I remember when I was very young, I had this undying urge to fit in with the other girls around me. I was dead set on it, only that would do.
My mom took me backpack shopping when I was going to kindergarten, and I threw a fit when she told me to get a smaller version of a backpack rather than the full one. All the other kids would have full-sized backpacks, and I would be the odd one out.
That just wouldn’t do.
But my mom told me to get over it, a backpack is a backpack and they literally do the same thing. She explained the size difference is because kindergarteners have less to carry than the “big kids.”
But, my God, I was PISSED. I was petrified that I was going to be different than the other girls in my class. Alas, I somehow survived kindergarten with my slightly smaller backpack with no significant damage done to my life or my friendships.

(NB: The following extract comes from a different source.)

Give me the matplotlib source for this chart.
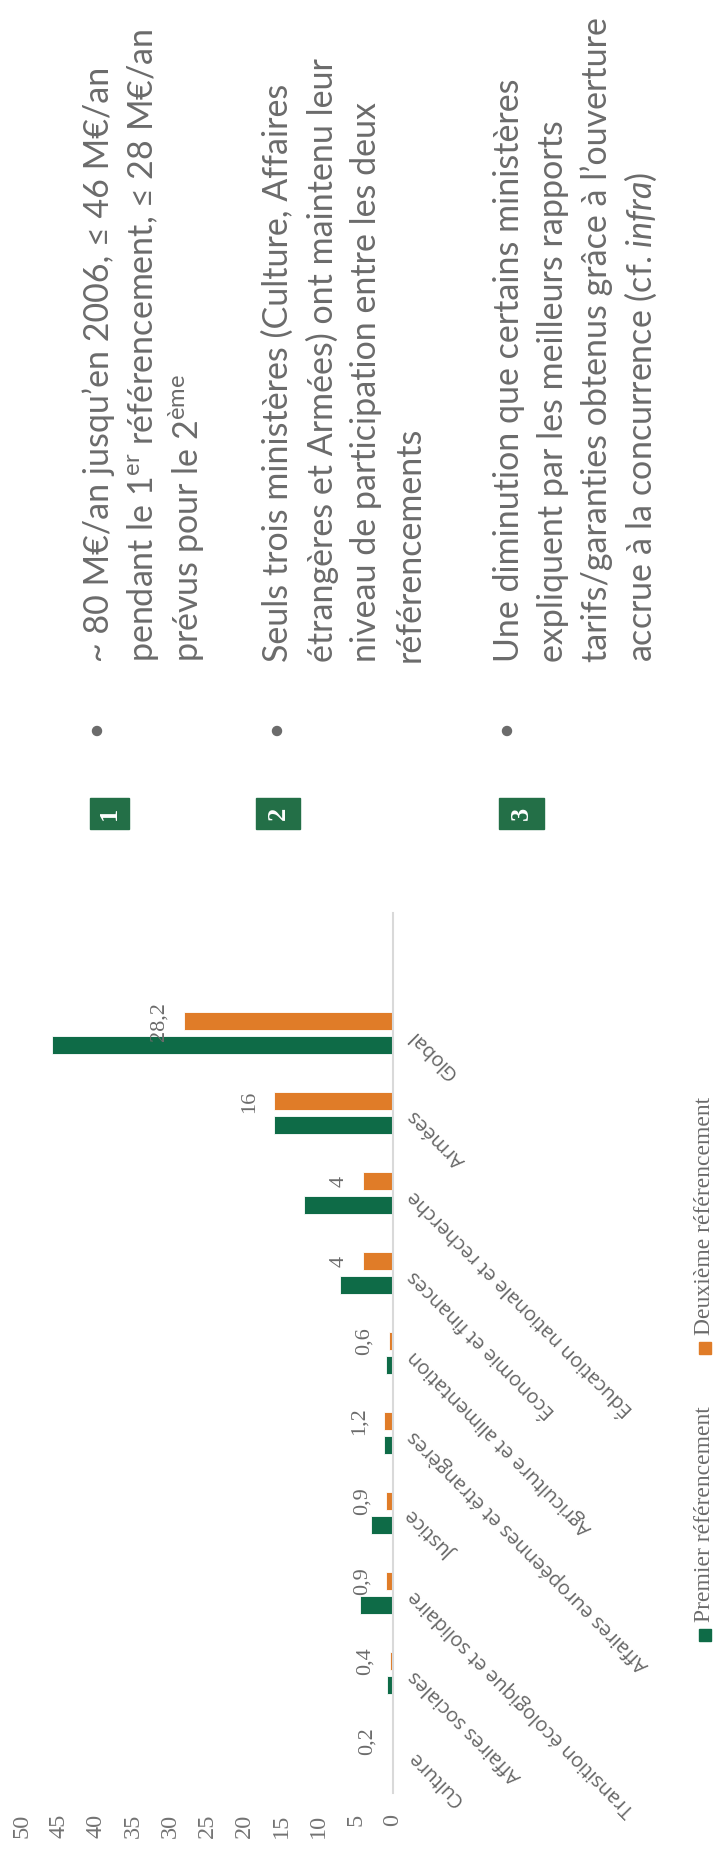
import matplotlib.pyplot as plt
from matplotlib.patches import Rectangle, Ellipse

# figure size in pixels (the whole slide is turned a quarter turn)
W, H = 715, 1852

categories = ["Culture", "Affaires sociales", "Transition écologique et solidaire", "Justice",
              "Affaires européennes et étrangères", "Agriculture et alimentation",
              "Économie et finances", "Éducation nationale et recherche", "Armées", "Global"]
premier = [0.2, 0.8, 4.5, 3.0, 1.2, 0.9, 7.2, 12.0, 16.0, 46.0]
deuxieme = [0.2, 0.4, 0.9, 0.9, 1.2, 0.6, 4.0, 4.0, 16.0, 28.2]
series_names = ["Premier référencement", "Deuxième référencement"]
ticks = list(range(0, 55, 5))

bullet1 = ["~ 80 M€/an jusqu’en 2006, ≤ 46 M€/an",
           r"pendant le 1$^{\mathrm{er}}$ référencement, ≤ 28 M€/an",
           r"prévus pour le 2$^{\mathrm{ème}}$"]
bullet2 = ["Seuls trois ministères (Culture, Affaires",
           "étrangères et Armées) ont maintenu leur",
           "niveau de participation entre les deux",
           "référencements"]
bullet3 = ["Une diminution que certains ministères",
           "expliquent par les meilleurs rapports",
           "tarifs/garanties obtenus grâce à l’ouverture",
           r"accrue à la concurrence (cf. $\mathit{infra}$)"]

green = "#0e6b47"
orange = "#e07c28"
box_green = "#236f47"
grey = "#6b6b6b"

plt.rcParams['mathtext.fontset'] = 'custom'
plt.rcParams['mathtext.rm'] = 'Lato'
plt.rcParams['mathtext.it'] = 'Lato:italic'


def fx(px):
    return px / W


def fy(py):
    return 1 - py / H


fig = plt.figure(figsize=(W / 100, H / 100), dpi=100)

# bar chart: value axis runs right-to-left, categories bottom-to-top
ax = fig.add_axes([fx(22), fy(1793), 371 / W, 880 / H])
pos = list(range(len(categories)))
off = 0.144
bh = 0.225
ax.barh([p - off for p in pos], premier, height=bh, color=green, edgecolor="white", linewidth=0.6)
ax.barh([p + off for p in pos], deuxieme, height=bh, color=orange, edgecolor="white", linewidth=0.6)
ax.set_xlim(50, 0)
ax.set_ylim(-0.5, 10.5)

for s in ["top", "left", "bottom"]:
    ax.spines[s].set_visible(False)
ax.spines["right"].set_color("#d9d9d9")
ax.spines["right"].set_linewidth(1.5)
ax.set_yticks([])
ax.set_xticks(ticks)
ax.set_xticklabels([str(t) for t in ticks], rotation=90, family="Liberation Serif",
                   fontsize=17.5, color="#737373")
ax.tick_params(axis="x", length=0, pad=15)

# value labels of the second series
for p, v in zip(pos, deuxieme):
    lab = f"{v:g}".replace(".", ",")
    ax.annotate(lab, (v, p + off), xytext=(-15, 0), textcoords="offset pixels",
                rotation=90, ha="right", va="center", family="Liberation Serif",
                fontsize=16, color=grey)

# category names, slanted
for p, c in zip(pos, categories):
    ax.text(1.05, p, c, transform=ax.get_yaxis_transform(), rotation=135,
            rotation_mode="anchor", ha="right", va="center", family="Open Sans",
            fontsize=14.5, color="#666666")

# legend, drawn turned like the rest
leg = [(series_names[0], green, 1635), (series_names[1], orange, 1348)]
for name, col, yc in leg:
    fig.add_artist(Rectangle((fx(699), fy(yc + 6)), 12 / W, 12 / H, color=col,
                             transform=fig.transFigure))
    fig.text(fx(705), fy(yc - 13), name, rotation=90, rotation_mode="anchor",
             ha="left", va="center", family="Liberation Serif", fontsize=17, color=grey)

# numbered boxes and bullet texts
boxes = [("1", 90, 129), ("2", 256, 300), ("3", 499, 544)]
for num, x0, x1 in boxes:
    fig.add_artist(Rectangle((fx(x0), fy(829)), (x1 - x0) / W, 31 / H, color=box_green,
                             transform=fig.transFigure))
    fig.text(fx((x0 + x1) / 2), fy(813.5), num, rotation=90, ha="center", va="center",
             color="white", fontsize=19, fontweight="bold", family="Liberation Serif")

blocks = [(bullet1, 97, 99), (bullet2, 277, 278), (bullet3, 507, 509)]
for lines, bx, x_first in blocks:
    fig.add_artist(Ellipse((fx(bx), fy(731)), 9 / W, 9 / H, color=grey,
                           transform=fig.transFigure))
    for k, line in enumerate(lines):
        fig.text(fx(x_first + 44 * k), fy(662), line, rotation=90, rotation_mode="anchor",
                 ha="left", va="center", family=["Lato", "DejaVu Sans"],
                 fontsize=24.5, color=grey)

fig.savefig("out.png", dpi=100)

In the first grade, I cried after my dad dropped me off at school. I love my dad, and I did not want to leave him. I hid over by the cubbies in my classroom and cried so that no one would see it. But someone did, and I never lived it down.
I tried to dress like all the other kids, but my sister’s hand-me-downs were my options and kids poked at this, too. When I performed in our talent show, kids thought that a ballet performance to “Hedwig’s Theme” from Harry Potter was stupid. It hurt.
As I went about life and tried to figure out what I was supposed to do, I became more self-aware of the fact that I was not meant to fit in.
I was the girl who wanted to be a scientist that studied how fire reacted in space. I was the girl who loved to play soccer and get down and dirty before going directly to ballet class. I had no problem with being a know-it-all. I took pride in my intelligence.
Behind all of this was my mom, who never failed to push me to be exactly who I was. From a young age, she would tell me that I could be anything I wanted, that nothing anyone could say would change who I was inside, and that if I have a dream, I should chase it.
She followed me when I toured engineering colleges because Biomedical Engineering was my passion. She then followed me through tours when Behavioral and Cognitive Neuroscience was my passion. And she followed me when I finally figured out that Cleveland State University was my home and Nursing was my passion.
I look back now at how terrified I was because I thought I didn’t fit in with the other girls. I thought that since I didn’t wear makeup every day and that my hair wasn’t done that I would be a failure in life.
In hindsight, I dedicated more of my time to my studies and it got me pretty far in life.
We are not all made to fit in. Some of us will blossom in academics. Some of us will blossom in athletics. Some of us will blossom in common knowledge. Some of us will blossom in the knowledge of trades and how to do them. Some of us will blossom into the people that we have always followed, and that’s okay.
I know there are thousands of girls like me out there that will probably never fit in.
Just know that it’s okay! It’s much more fun to be yourself and love who you are than putting on a mask and pretending that you’re someone you don’t know.
So what if you don’t fit in? Being original and being who you are meant to be is much more genuine than anything society tells you to be.